Our FREE General meetings are held on the 4th Tues. of each month, except December (and summer months) at 7:30 pm. Come early to mingle, socialize, and network with fellow archaeology-minded folks - and enjoy light refreshments.
The meetings are held at Los Peñasquitos Ranch House.
Tuesday April 22nd 2014 @7:30 p.m.
The Wantok System, Scale and Vulnerability: Shaping Disaster Recovery in an Immigrant Community of the Western Solomon Islands
Presented by Savanna Schuermann
On April 2, 2007, a 6m tsunami struck Ghizo Island, Western Province, Solomon Islands. One of the most severe impacts was in Titiana, a distinct Micronesian community, where 13 villagers were killed. Despite the similar impact in a nearby Melanesian village, Pailongge, no deaths occurred. Moreover, the villages experienced a differential recovery. Social vulnerability largely determines a hazard’s impact and the ability to recover, a process influenced by broader socio-political dynamics, like politics, regional exchange, and marginalization. This thesis examines how the Solomon Island government, wantok system, and immigrant status dynamically shaped vulnerability in Titiana and Pailongge and how this underlies their differential recovery. Results show the Solomon Island wantok system, a pre- capitalist Melanesian exchange pattern in which people favor their wantok – individuals united through shared kinship, language and place – heavily influenced recovery. Specifically, post-disaster aid distribution at multiple organizational scales flowed primarily along wantok networks, creating a biased allocation. Titiana and Pailongge households’ disparate connections to these networks strongly influenced the aid they received and their overall vulnerability to the tsunami’s impact. Importantly, this process was highly scale-dependent. While Titiana’s immigrant status largely excluded them from these wantok networks, increasing their vulnerability, Pailongge was not necessarily resilient at all organizational scales (e.g. community, regional, national). Therefore, this thesis also explores how the wantok system and vulnerability are dynamic, inherently contradictory processes, both dependent upon and transformative across scales. The analysis challenges more static approaches to vulnerability. Understanding the shifting articulation of the wantok system, vulnerability, and resilience hasvimplications for the future vulnerability and resiliency of Melanesian societies.
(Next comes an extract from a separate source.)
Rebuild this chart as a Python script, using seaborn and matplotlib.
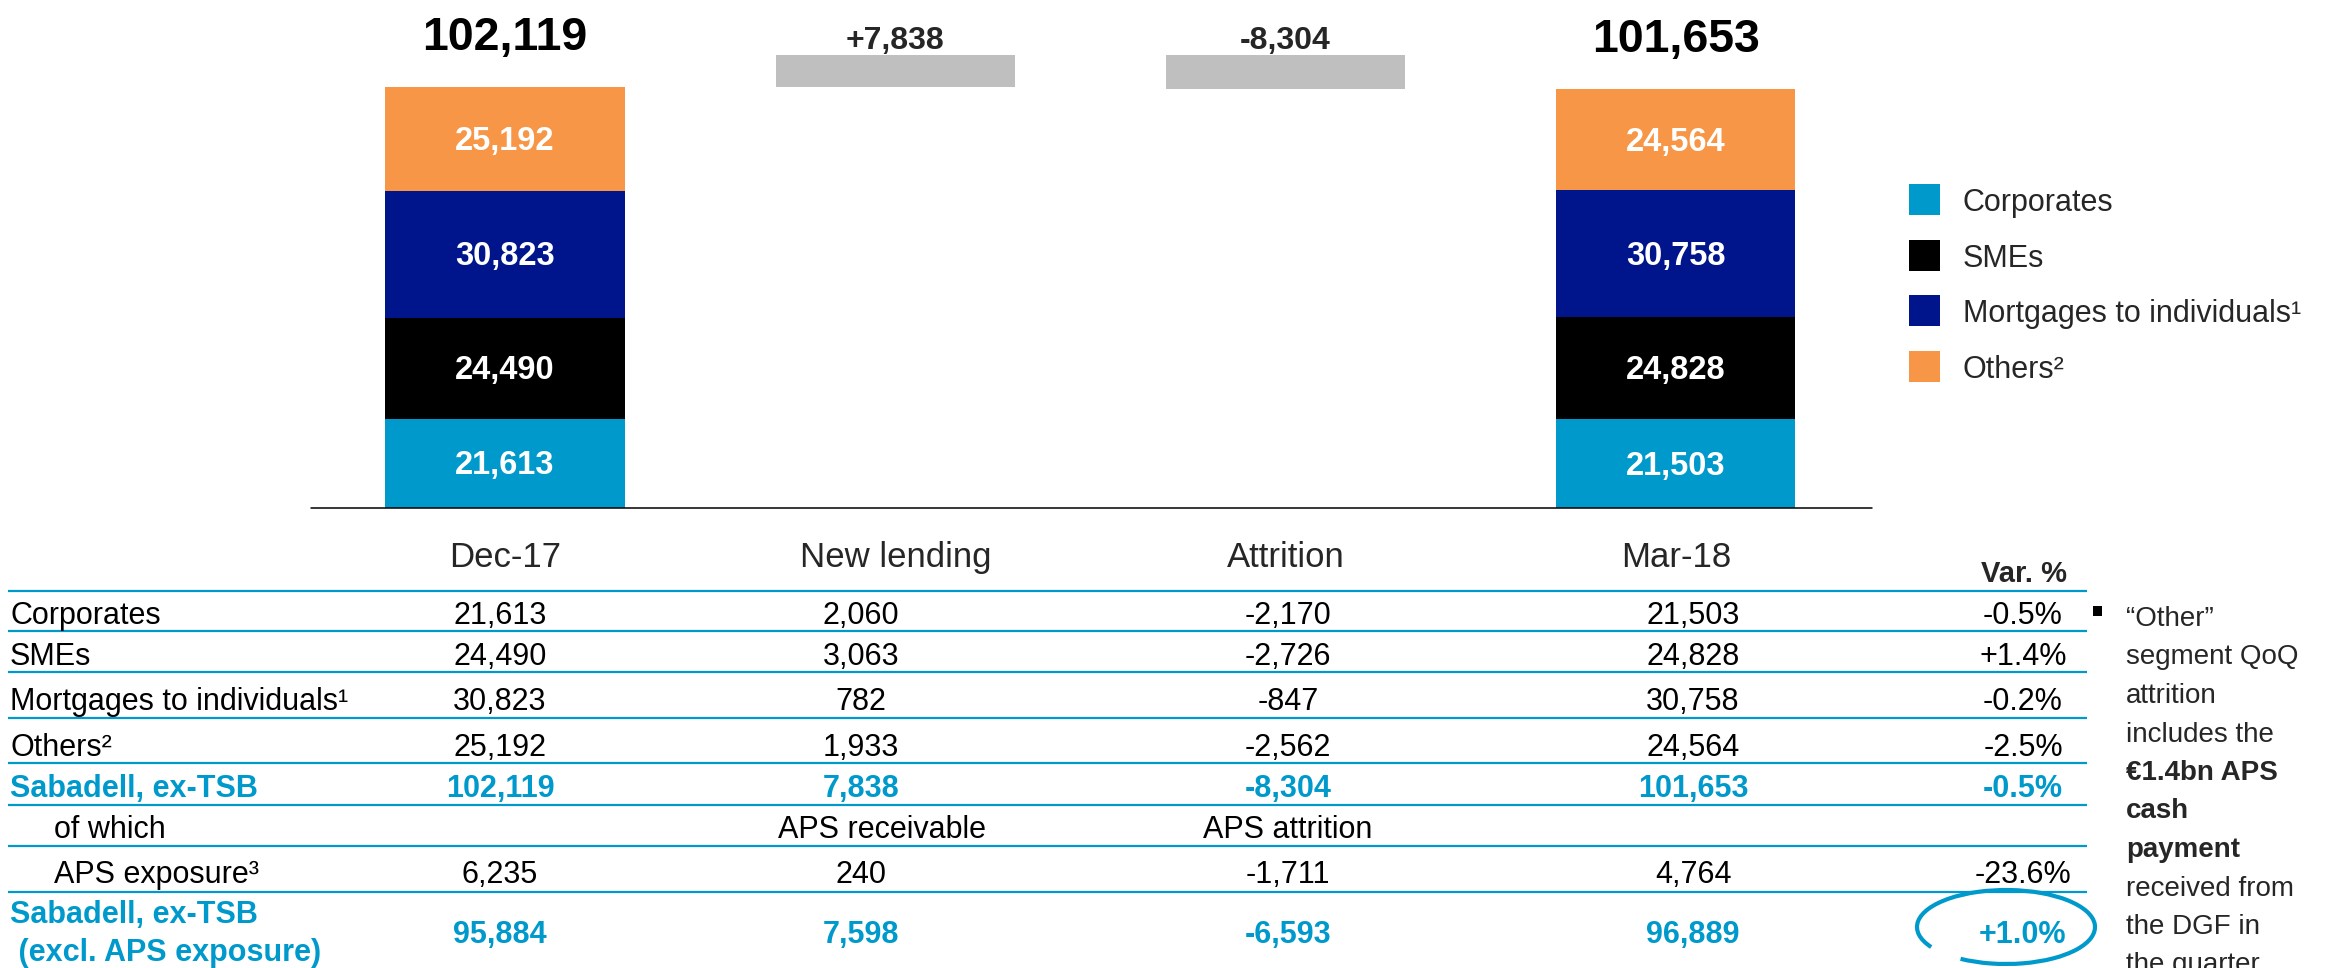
import numpy as np
import pandas as pd
import matplotlib
matplotlib.use("Agg")
import matplotlib.pyplot as plt
import seaborn as sns
from matplotlib.patches import Rectangle, Arc

# ---------------- data ----------------
steps = ["Dec-17", "New lending", "Attrition", "Mar-18"]
segments = ["Corporates", "SMEs", "Mortgages to individuals¹", "Others²"]
dec17 = [21613, 24490, 30823, 25192]
mar18 = [21503, 24828, 30758, 24564]
dec17_total = 102119
mar18_total = 101653
new_lending = 7838
attrition = -8304

row_labels = ["Corporates", "SMEs", "Mortgages to individuals¹", "Others²",
              "Sabadell, ex-TSB", "of which", "APS exposure³",
              "Sabadell, ex-TSB\n (excl. APS exposure)"]
col_dec = [21613, 24490, 30823, 25192, 102119, None, 6235, 95884]
col_new = [2060, 3063, 782, 1933, 7838, "APS receivable", 240, 7598]
col_attr = [-2170, -2726, -847, -2562, -8304, "APS attrition", -1711, -6593]
col_mar = [21503, 24828, 30758, 24564, 101653, None, 4764, 96889]
col_var = [-0.5, 1.4, -0.2, -2.5, -0.5, None, -23.6, 1.0]
var_header = "Var. %"

note_lines = ["“Other”", "segment QoQ", "attrition", "includes the",
              "€1.4bn APS", "cash", "payment", "received from",
              "the DGF in", "the quarter"]
note_bold = [False, False, False, False, True, True, True, False, False, False]

# ---------------- style ----------------
sns.set_style("white")
plt.rcParams["font.family"] = ["Liberation Sans", "DejaVu Sans"]

BLUE = "#0099CC"
colors = ["#0099CC", "#000000", "#00148C", "#F79646"]
GRAY = "#BFBFBF"

W, H = 2344, 968
fig = plt.figure(figsize=(W / 100, H / 100), dpi=100)
ax = fig.add_axes([0, 0, 1, 1])

# layout (pixel geometry of the bar area)
X0, PX_CAT = 505.0, 390.3
BASE, SCALE = 508.0, (508.0 - 87.0) / 102119.0
BW = 239.0 / PX_CAT
PT = 0.72  # points per pixel

# ---------------- stacked bars (seaborn) ----------------
df = pd.DataFrame({
    "step": ["Dec-17"] * 4 + ["Mar-18"] * 4,
    "segment": segments * 2,
    "value": dec17 + mar18,
})
df["top"] = df.groupby("step")["value"].cumsum()
df["mid"] = df["top"] - df["value"] / 2

for seg, col in reversed(list(zip(segments, colors))):
    sub = df[df["segment"] == seg]
    sns.barplot(data=sub, x="step", y="top", order=steps, color=col,
                saturation=1, width=BW, errorbar=None, linewidth=0, ax=ax)

# floating waterfall bars
ax.bar([1], [new_lending], bottom=[dec17_total], width=BW, color=GRAY, linewidth=0)
ax.bar([2], [-attrition], bottom=[dec17_total + new_lending + attrition],
       width=BW, color=GRAY, linewidth=0)

ax.set_xlim(-X0 / PX_CAT, (W - X0) / PX_CAT)
ax.set_ylim((BASE - H) / SCALE, BASE / SCALE)
ax.set_axis_off()

ax.axhline(0, xmin=311 / W, xmax=1872 / W, color="black", lw=1.1)

# segment labels
for _, r in df.iterrows():
    xi = steps.index(r["step"])
    ax.annotate(f"{r['value']:,}", (xi, r["mid"]), xytext=(0, -11 * PT),
                textcoords="offset points", ha="center", va="baseline",
                color="white", fontsize=23.5, fontweight="bold")

# total labels
for xi, tot in [(0, dec17_total), (3, mar18_total)]:
    ax.annotate(f"{tot:,}", (xi, tot), xytext=(0, 37 * PT),
                textcoords="offset points", ha="center", va="baseline",
                fontsize=33.5, fontweight="bold", color="black")
ax.annotate(f"{new_lending:+,}", (1, dec17_total + new_lending), xytext=(0, 6 * PT),
            textcoords="offset points", ha="center", va="baseline",
            fontsize=23, fontweight="bold")
ax.annotate(f"{attrition:+,}", (2, dec17_total + new_lending), xytext=(0, 6 * PT),
            textcoords="offset points", ha="center", va="baseline",
            fontsize=23, fontweight="bold")

# column headers below the bars
for xi, s in enumerate(steps):
    ax.annotate(s, (xi, 0), xytext=(0, -59 * PT), textcoords="offset points",
                ha="center", va="baseline", fontsize=25)

# ---------------- overlay in pixel coordinates ----------------
ov = fig.add_axes([0, 0, 1, 1], zorder=5)
ov.set_xlim(0, W)
ov.set_ylim(H, 0)
ov.set_axis_off()
ov.patch.set_alpha(0)

# legend
leg_y = [184, 240, 295, 351]
for seg, col, y in zip(segments, colors, leg_y):
    ov.add_patch(Rectangle((1909, y), 31, 31, color=col, lw=0))
    ov.text(1963, y + 27, seg, fontsize=22, va="baseline", ha="left")

# table
ov.text(2024, 582, var_header, fontsize=21, fontweight="bold", ha="center", va="baseline")
line_y = [591, 631, 672, 718, 763, 805, 846, 892]
for y in line_y:
    ov.plot([8, 2087], [y, y], color=BLUE, lw=1.6, solid_capstyle="butt")

row_base = [624, 665, 710, 756, 797, 838, 883, 943]
col_x = [500, 861, 1288, 1693]


def fmt(v):
    if v is None:
        return ""
    if isinstance(v, str):
        return v
    return f"{v:,}"


for i, lab in enumerate(row_labels):
    y = row_base[i]
    highlight = i in (4, 7)
    kw = dict(fontsize=22, va="baseline",
              color=BLUE if highlight else "black",
              fontweight="bold" if highlight else "normal")
    lx = 54 if i in (5, 6) else 10
    if i == 7:
        ov.text(10, 923, "Sabadell, ex-TSB", ha="left", **kw)
        ov.text(10, 961, " (excl. APS exposure)", ha="left", **kw)
    else:
        ov.text(lx, y, lab, ha="left", **kw)
    for cx, col in zip(col_x, [col_dec, col_new, col_attr, col_mar]):
        v = col[i]
        if isinstance(v, str):
            cx = 882 if v.startswith("APS rec") else cx
        ov.text(cx, y, fmt(v), ha="center", **kw)
    if col_var[i] is not None:
        ov.text(2023, y, f"{col_var[i]:+.1f}%", ha="center", **kw)

# circled highlight
ov.add_patch(Arc((2006, 927), 178, 74, theta1=165, theta2=145,
                 color=BLUE, lw=3))

# side note
ov.add_patch(Rectangle((2093, 606), 9, 10, color="black", lw=0))
for k, (txt, b) in enumerate(zip(note_lines, note_bold)):
    ov.text(2126, 626 + 38.5 * k, txt, fontsize=20, va="baseline", ha="left",
            fontweight="bold" if b else "normal")

fig.savefig("out.png", dpi=100)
Tuesday March 25th 2014 @ 7:30 p.m.
Ritual Symbols in Rock Art: Cupules and Incised Grooves in the Lower Pecos Canyonlands, Texas
Presented by Cara Ratner
Rock art at archaeological sites are often dismissed as a culturally symbolic representation that cannot be objectively or scientifically analyzed or interpreted adequately. Such dismissals are detrimental to understanding all aspects of a given culture. Although uninformed interpretations of rock art panels are counterproductive, systematic recording and the testing of different hypotheses is a valid way to begin to better understand the possible range of social functions of rock art. This research examines whether indigenous women’s fertility is represented in rock art depictions, known as cupules and groove marks, in the archaeological record. Cupules are defined as a boulder or rock slab covered with small rounded depressions (cupules), usually four to six centimeters in diameter and two to three centimeters in depth. Groove marks are deeply and narrowly incised lines rarely more than two centimeters in depth. In this research, I systematically document and contextualize the pit and groove rock art style in the Lower Pecos, Texas. I also test whether cupules and groove marks are tied to a functional purpose with an experimental project.
Tuesday February 25th 2014 @ 7:30 p.m.
Wisdom in the Waste: Obsidian Studies and Late Prehistoric Social Systems
Presented by Nikki Falvey
Perfect for flint-knapping and beautiful to behold, obsidian is always an exciting find at an archaeological site. However, as an exchange item with at least 80km between its quarry sources and San Diego County, its discovery also provides valuable information about exchange networks during the last period of our local prehistory. This presentation will outline how social organization and settlement patterns can be investigated through the examination of obsidian artifact distribution and frequency.
Tuesday January 28th 2014 @7:30 p.m.
A Visit to the British Museum
Presented by Ken Hedges
On a recent trip to England, Ken Hedges, San Diego archaeologist and former museum curator, was able to tour the galleries of the British Museum. With the January lecture, Hedges will discuss the wide ranging collections he encountered and tour you through the archaeological galleries of one of the world’s most fascinating museums.